Why do you think Dawna's Valentine's card matters so much to Cutuk?

Points to Consider:

  • Dawna represents his first true love. The card is physical proof that she cares about him, too. He has to hide it to keep Melt from knowing about their feelings, and he has to hide it from others to protect himself from being teased.

The snowmachine makes Cutuk feel like a god. Why?

Points to Consider:

  • He can move across the tundra at high speeds, covering ground that took hours or days on dogteam. The machine power makes him feel strong, which sets him up for the wolf kill.

Why do you think Cutuk reacts the way he does after killing the wolf?

Points to Consider:

  • He realizes that killing the wolf wasn't what he expected it to be.
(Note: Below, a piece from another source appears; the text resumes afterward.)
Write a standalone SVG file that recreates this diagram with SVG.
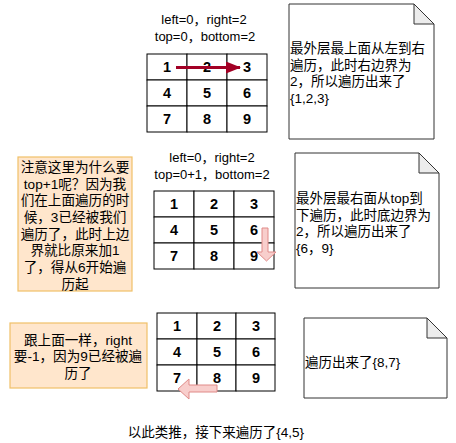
<svg xmlns="http://www.w3.org/2000/svg" width="456" height="443" viewBox="0 0 456 443">
<style>
text{font-family:"Liberation Sans","Noto Sans CJK SC",sans-serif;fill:#000}
.lbl{font-size:13px;text-anchor:middle}
.num{font-size:14.5px;font-weight:bold;text-anchor:middle}
.note{font-size:13.5px}
.cell{fill:#fff;stroke:#000;stroke-width:1}
.org{fill:#ffe6cc;stroke:#f0c068;stroke-width:1.2}
.ot{font-size:13.6px;text-anchor:middle}
.pg{fill:#fff;stroke:#333;stroke-width:1}
.fold{fill:#ececec;stroke:#333;stroke-width:1}
.blk{fill:#f8cecc;stroke:#e08a88;stroke-width:1}
</style>
<defs>
<marker id="ah" markerWidth="15" markerHeight="12" refX="14" refY="6" orient="auto" markerUnits="userSpaceOnUse"><path d="M0,0 L15,6 L0,12 Z" fill="#a20025"/></marker>
</defs>
<rect width="456" height="443" fill="#fff"/>

<g id="label1">
<text class="lbl" x="204" y="24">left=0，right=2</text>
<text class="lbl" x="205" y="41">top=0，bottom=2</text>
</g>
<g id="grid1">
<rect class="cell" x="147" y="54" width="40" height="26"/><rect class="cell" x="187" y="54" width="40" height="26"/><rect class="cell" x="227" y="54" width="40" height="26"/>
<rect class="cell" x="147" y="80" width="40" height="26"/><rect class="cell" x="187" y="80" width="40" height="26"/><rect class="cell" x="227" y="80" width="40" height="26"/>
<rect class="cell" x="147" y="106" width="40" height="26"/><rect class="cell" x="187" y="106" width="40" height="26"/><rect class="cell" x="227" y="106" width="40" height="26"/>
<text class="num" x="167" y="72">1</text><text class="num" x="207" y="72">2</text><text class="num" x="247" y="72">3</text>
<text class="num" x="167" y="98">4</text><text class="num" x="207" y="98">5</text><text class="num" x="247" y="98">6</text>
<text class="num" x="167" y="124">7</text><text class="num" x="207" y="124">8</text><text class="num" x="247" y="124">9</text>
</g>

<g id="note1">
<path class="pg" d="M289,4 H414 L434,24 V139 H289 Z"/>
<path class="fold" d="M414,4 V24 H434 Z"/>
<text class="note" x="290" y="53">最外层最上面从左到右</text>
<text class="note" x="290" y="70">遍历，此时右边界为</text>
<text class="note" x="290" y="86">2，所以遍历出来了</text>
<text class="note" x="290" y="103">{1,2,3}</text>
</g>

<g id="explain1">
<rect class="org" x="18" y="157" width="114" height="134"/>
<text class="ot" x="75" y="172">注意这里为什么要</text>
<text class="ot" x="75" y="189">top+1呢？因为我</text>
<text class="ot" x="75" y="205">们在上面遍历的时</text>
<text class="ot" x="75" y="222">候，3已经被我们</text>
<text class="ot" x="75" y="239">遍历了，此时上边</text>
<text class="ot" x="75" y="255">界就比原来加1</text>
<text class="ot" x="75" y="272">了，得从6开始遍</text>
<text class="ot" x="75" y="289">历起</text>
</g>

<g id="label2">
<text class="lbl" x="212" y="162">left=0，right=2</text>
<text class="lbl" x="212" y="179">top=0+1，bottom=2</text>
</g>
<g id="grid2">
<rect class="cell" x="154" y="191" width="40" height="26"/><rect class="cell" x="194" y="191" width="40" height="26"/><rect class="cell" x="234" y="191" width="40" height="26"/>
<rect class="cell" x="154" y="217" width="40" height="26"/><rect class="cell" x="194" y="217" width="40" height="26"/><rect class="cell" x="234" y="217" width="40" height="26"/>
<rect class="cell" x="154" y="243" width="40" height="26"/><rect class="cell" x="194" y="243" width="40" height="26"/><rect class="cell" x="234" y="243" width="40" height="26"/>
<text class="num" x="174" y="209">1</text><text class="num" x="214" y="209">2</text><text class="num" x="254" y="209">3</text>
<text class="num" x="174" y="235">4</text><text class="num" x="214" y="235">5</text><text class="num" x="254" y="235">6</text>
<text class="num" x="174" y="261">7</text><text class="num" x="214" y="261">8</text><text class="num" x="254" y="261">9</text>
</g>

<g id="note2">
<path class="pg" d="M295,153 H419 L439,173 V288 H295 Z"/>
<path class="fold" d="M419,153 V173 H439 Z"/>
<text class="note" x="296" y="203">最外层最右面从top到</text>
<text class="note" x="296" y="220">下遍历，此时底边界为</text>
<text class="note" x="296" y="236">2，所以遍历出来了</text>
<text class="note" x="296" y="253">{6，9}</text>
</g>

<g id="explain2">
<rect class="org" x="10" y="323" width="137" height="65"/>
<text class="ot" x="78" y="345">跟上面一样，right</text>
<text class="ot" x="78" y="361">要-1，因为9已经被遍</text>
<text class="ot" x="78" y="378">历了</text>
</g>

<g id="grid3">
<rect class="cell" x="157" y="313" width="40" height="26"/><rect class="cell" x="197" y="313" width="39" height="26"/><rect class="cell" x="236" y="313" width="39" height="26"/>
<rect class="cell" x="157" y="339" width="40" height="26"/><rect class="cell" x="197" y="339" width="39" height="26"/><rect class="cell" x="236" y="339" width="39" height="26"/>
<rect class="cell" x="157" y="365" width="40" height="26"/><rect class="cell" x="197" y="365" width="39" height="26"/><rect class="cell" x="236" y="365" width="39" height="26"/>
<text class="num" x="177" y="331">1</text><text class="num" x="217" y="331">2</text><text class="num" x="256" y="331">3</text>
<text class="num" x="177" y="357">4</text><text class="num" x="217" y="357">5</text><text class="num" x="256" y="357">6</text>
<text class="num" x="177" y="383">7</text><text class="num" x="217" y="383">8</text><text class="num" x="256" y="383">9</text>
</g>

<g id="note3">
<path class="pg" d="M304,318 H427 L447,338 V398 H304 Z"/>
<path class="fold" d="M427,318 V338 H447 Z"/>
<text class="note" x="305" y="367">遍历出来了{8,7}</text>
</g>

<g id="summary">
<text class="lbl" x="216" y="437" style="font-size:13.5px">以此类推，接下来遍历了{4,5}</text>
</g>

<g id="connectors">
<line x1="176" y1="67.5" x2="240" y2="67.5" stroke="#a20025" stroke-width="3" marker-end="url(#ah)"/>
<path class="blk" d="M262,228 H268 V252 H276 L266.5,261 L257,252 H262 Z"/>
<path class="blk" d="M217,385 V392 H189 V399 L178,389 L189,379 V385 Z"/>
</g>
</svg>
He tells the dying wolf he won't kill wolves again and he swears at the outcome, in a way apologizing to the dying creature.

How is the white musher, Ted Brown, disrespectful in Cutuk's eyes? (p. 117-118)

Points to Consider:

  • Ted Brown brags about hunting, has too many guns and dogs, and turns his village English on and off.

Why do you think people in the village are willing to pay $300 for a single bottle of alcohol?

Points to Consider:

  • Alcohol in many rural Alaskan communities is prohibited through local option laws. This means a community can vote to allow the sale or importation of liquor. In places where alcohol is illegal, bootleggers will import and sell the liquor at extremely inflated prices.
  • People in the village are willing to pay the price because they don't have other options for obtaining booze, and boredom and dependency create a high level of demand, and when added to the legal risk of selling, the prices become inflated.

Why is the party scene in Newt's old cabin significant?

Points to Consider:

  • Cutuk kills his first wolf and loses his virginity in the same night. He also realizes that he wants to be loved, have a girlfriend, and be Eskimo -- all things that he doesn't think will ever happen.

Why does Cutuk "pretend" to drink?

Points to Consider:

  • He's never drunk alcohol before and is content with just getting a little. Perhaps, too, he has seen all the destruction that alcohol has brought the village and doesn't have the stomach to be a part of it.

What might Cutuk mean when he speaks of Newt's blood and "the debt" that might have something to do with him?

Points to Consider:

  • This is a reference to Stevie telling him that Abe had helped Newt purchase the store. News that Abe helped Newt leaves Cutuk wondering if that transaction with a white man had anything to do with Newt shooting himself.